Mirsky now asserts the following claims: (1) defamation/slander, against Barkas (Count I); (2) violation of G.L.c. 4, §7, clause 26, against Barkas and the Quincy Police (Count II); (3) violation of G.L.c. 66, §10, against Barkas and the Quincy Police (Count III); (4) filing a false police report, against Barkas (Count IV); (5) abuse of process, against Barkas and Cohoon (Count V); (6) conspiracy to deprive Mirsky of his Second Amendment rights, against Barkas and Cohoon (Count VI); (7) conspiracy to convict using false evidence, against Barkas and Cohoon (Count VII); (8) violation of G.L.c. 140, §129D, against the Quincy Police and the City of Quincy (“City”) (Count VIII); (9) violation of G.L.c. 12, §111, against Barkas and Cohoon (Count IX); and (10) violation of G.L.c. 265, §37, against Barkas and Cohoon (Count X). The action is now before the court on the motions to dismiss of Barkas, the Quincy Police, and the City (collectively, “Quincy defendants”) and of Cohoon. For the reasons that follow, the Quincy defendants’ motion to dismiss is ALLOWED, and Cohoon’s motion to dismiss is ALLOWED.
BACKGROUND
The facts which are alleged by Mirsky in his amended complaint are as follows. At the time of the events at issue, Mirsky was thirty-nine years old, living in Quincy, Massachusetts, and working in banking. Mirsky collected antique guns and had a valid license to carry from the Quincy Police. He never openly
Mirsky frequented a Roche Bros, grocery store located approximately two hundred yards from his apartment in Quincy. He visited the store three or four times a week. Mirsky became friendly with various Roche Bros, employees, including seventeen-year-old A.V., a cashier/product demonstrator, who welcomed and sought out interaction with Mirsky.
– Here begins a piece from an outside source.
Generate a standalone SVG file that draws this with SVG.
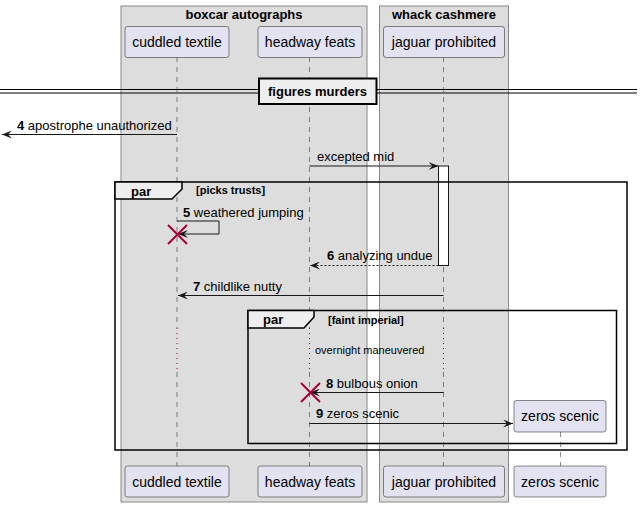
<svg xmlns="http://www.w3.org/2000/svg" width="642" height="508" viewBox="0 0 642 508">
<defs>
<style>
text{font-family:"Liberation Sans",Arial,sans-serif;fill:#000}
.box{fill:#DDDDDD;stroke:#888888;stroke-width:1}
.bt{font-size:13px;font-weight:bold;text-anchor:middle}
.p{fill:#E2E2F0;stroke:#181818;stroke-width:0.5}
.pt{font-size:14px;text-anchor:middle}
.life{stroke:#181818;stroke-width:0.5;stroke-dasharray:5,5;fill:none}
.dot{stroke:#A80036;stroke-width:1;stroke-dasharray:1,4;fill:none}
.msg{stroke:#181818;stroke-width:1;fill:none;marker-end:url(#ah)}
.dash{stroke-dasharray:2,2}
.mt{font-size:13px}
.n{font-weight:bold}
.frame{fill:none;stroke:#000;stroke-width:1.5}
.tab{fill:#EEEEEE;stroke:#000;stroke-width:1.5}
.ft{font-size:13px;font-weight:bold}
.gt{font-size:11px;font-weight:bold}
.x{stroke:#A80036;stroke-width:2}
</style>
<marker id="ah" viewBox="0 0 10 8" refX="10" refY="4" markerWidth="10" markerHeight="8" markerUnits="userSpaceOnUse" orient="auto">
<path d="M0,0 L10,4 L0,8 L4,4 Z" fill="#181818"/>
</marker>
</defs>
<rect width="642" height="508" fill="#FFFFFF"/>
<g id="box-boxcar-autographs">
<rect class="box" x="121" y="6" width="246" height="496"/>
<text class="bt" x="244" y="19">boxcar autographs</text>
</g>
<g id="box-whack-cashmere">
<rect class="box" x="379.5" y="6" width="129" height="496"/>
<text class="bt" x="444" y="19">whack cashmere</text>
</g>
<g id="lifelines">
<path class="life" d="M177,57 V328 M177,372 V466"/>
<path class="dot" d="M177,328 V372"/>
<path class="life" d="M309.5,57 V328 M309.5,372 V466"/>
<path class="dot" d="M309.5,328 V372"/>
<path class="life" d="M443.5,57 V328 M443.5,372 V466"/>
<path class="dot" d="M443.5,328 V372"/>
<path class="life" d="M560.5,432 V466"/>
</g>
<g id="divider">
<line x1="0" y1="89.5" x2="637" y2="89.5" stroke="#000" stroke-width="1"/>
<line x1="0" y1="93" x2="637" y2="93" stroke="#000" stroke-width="1"/>
<rect x="259" y="78.5" width="117.5" height="25.5" fill="#EEEEEE" stroke="#000" stroke-width="2"/>
<text class="ft" x="317.5" y="96" text-anchor="middle">figures murders</text>
</g>
<g id="activation">
<rect x="438.5" y="166" width="10" height="99.5" fill="#FFFFFF" stroke="#181818" stroke-width="1"/>
</g>
<g id="frames">
<rect class="frame" x="115" y="182" width="512" height="268"/>
<path class="tab" d="M115,182 H182 V189 L172,199 H115 Z"/>
<text class="ft" x="131" y="196">par</text>
<text class="gt" x="196" y="194">[picks trusts]</text>
<rect class="frame" x="248" y="310.5" width="368.5" height="133"/>
<path class="tab" d="M248,310.5 H314 V317 L304,328 H248 Z"/>
<text class="ft" x="263" y="324">par</text>
<text class="gt" x="328" y="324">[faint imperial]</text>
</g>
<g id="connectors">
<line class="msg" x1="177" y1="134.5" x2="2" y2="134.5"/>
<text class="mt" x="17" y="130"><tspan class="n">4</tspan> apostrophe unauthorized</text>
<line class="msg" x1="309.5" y1="166" x2="438.5" y2="166"/>
<text class="mt" x="317" y="161">excepted mid</text>
<polyline class="msg" points="177,221 219,221 219,234 178,234"/>
<text class="mt" x="183" y="217"><tspan class="n">5</tspan> weathered jumping</text>
<line class="msg dash" x1="438.5" y1="265.5" x2="310" y2="265.5"/>
<text class="mt" x="327" y="260"><tspan class="n">6</tspan> analyzing undue</text>
<line class="msg" x1="443.5" y1="295.5" x2="178" y2="295.5"/>
<text class="mt" x="193" y="291"><tspan class="n">7</tspan> childlike nutty</text>
<text x="315" y="354" font-size="11">overnight maneuvered</text>
<line class="msg" x1="443.5" y1="392.5" x2="310" y2="392.5"/>
<text class="mt" x="326" y="388"><tspan class="n">8</tspan> bulbous onion</text>
<line class="msg" x1="309.5" y1="423.5" x2="513" y2="423.5"/>
<text class="mt" x="316" y="418"><tspan class="n">9</tspan> zeros scenic</text>
</g>
<g id="destroy-cuddled">
<path class="x" d="M168,225 L187,244 M187,225 L168,244"/>
</g>
<g id="destroy-headway">
<path class="x" d="M301,383 L320,402 M320,383 L301,402"/>
</g>
<g id="p-cuddled-textile">
<rect class="p" x="125" y="26.5" width="104" height="31" rx="2.5"/>
<text class="pt" x="177" y="47">cuddled textile</text>
<rect class="p" x="125" y="466" width="104" height="31" rx="2.5"/>
<text class="pt" x="177" y="486.5">cuddled textile</text>
</g>
<g id="p-headway-feats">
<rect class="p" x="258" y="26.5" width="104" height="31" rx="2.5"/>
<text class="pt" x="310" y="47">headway feats</text>
<rect class="p" x="258" y="466" width="104" height="31" rx="2.5"/>
<text class="pt" x="310" y="486.5">headway feats</text>
</g>
<g id="p-jaguar-prohibited">
<rect class="p" x="383.5" y="26.5" width="121" height="31" rx="2.5"/>
<text class="pt" x="444" y="47">jaguar prohibited</text>
<rect class="p" x="383.5" y="466" width="121" height="31" rx="2.5"/>
<text class="pt" x="444" y="486.5">jaguar prohibited</text>
</g>
<g id="p-zeros-scenic">
<rect class="p" x="514" y="400.5" width="92" height="31.5" rx="2.5"/>
<text class="pt" x="560" y="421">zeros scenic</text>
<rect class="p" x="514" y="466" width="92" height="31" rx="2.5"/>
<text class="pt" x="560" y="486.5">zeros scenic</text>
</g>
</svg>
Beginning in March 2007, A.V.’s behavior changed— she appeared jumpy and behaved erratically when Mirsky saw her at Roche Bros. On March 4, 2007, it appeared to Mirsky that A.V. took down his license plate number with pen and paper as he drove away from the store. On April 6,2007, Barkas took a police report from A.V. in which the latter stated that Mirsky would talk to her for hours in Roche Bros., which made her nervous. She made it clear, however, that Mirsky had never acted improperly towards her. Based on this report, Barkas asked Roche Bros, management to issue a trespass notice against Mirsky to protect A.V.’s safety. At some later time, Barkas gave management a copy of the April 6, 2007 police report, which included information about Mirsky’s license to carry.
On April 6, 2007, after Barkas had taken A.V.’s report and asked Roche Bros, to issue a trespass notice against Mirsky, Mirsky entered the grocery store. Upon seeing Mirsky, a female department manager showed a look of terror. She called over the loudspeaker for the store manager. Mirsky, seeing the woman tremble, decided to leave the store. On the way out, he passed by the store manager, who appeared too afraid to approach him. Later the same day, as Mirsky was walking home from dropping off several letters at Roche Bros., Barkas and her partner, James Lencki (“Lencki”), confronted him. Barkas told Mirsky that she had thoroughly looked into his background, including a 2001 incident with another girl. She also told him that he was banned from all Roche Bros, stores, when in truth he was only banned from the Quincy store. Mirsky walked away from the two officers when Lencki loudly called him a “kook.”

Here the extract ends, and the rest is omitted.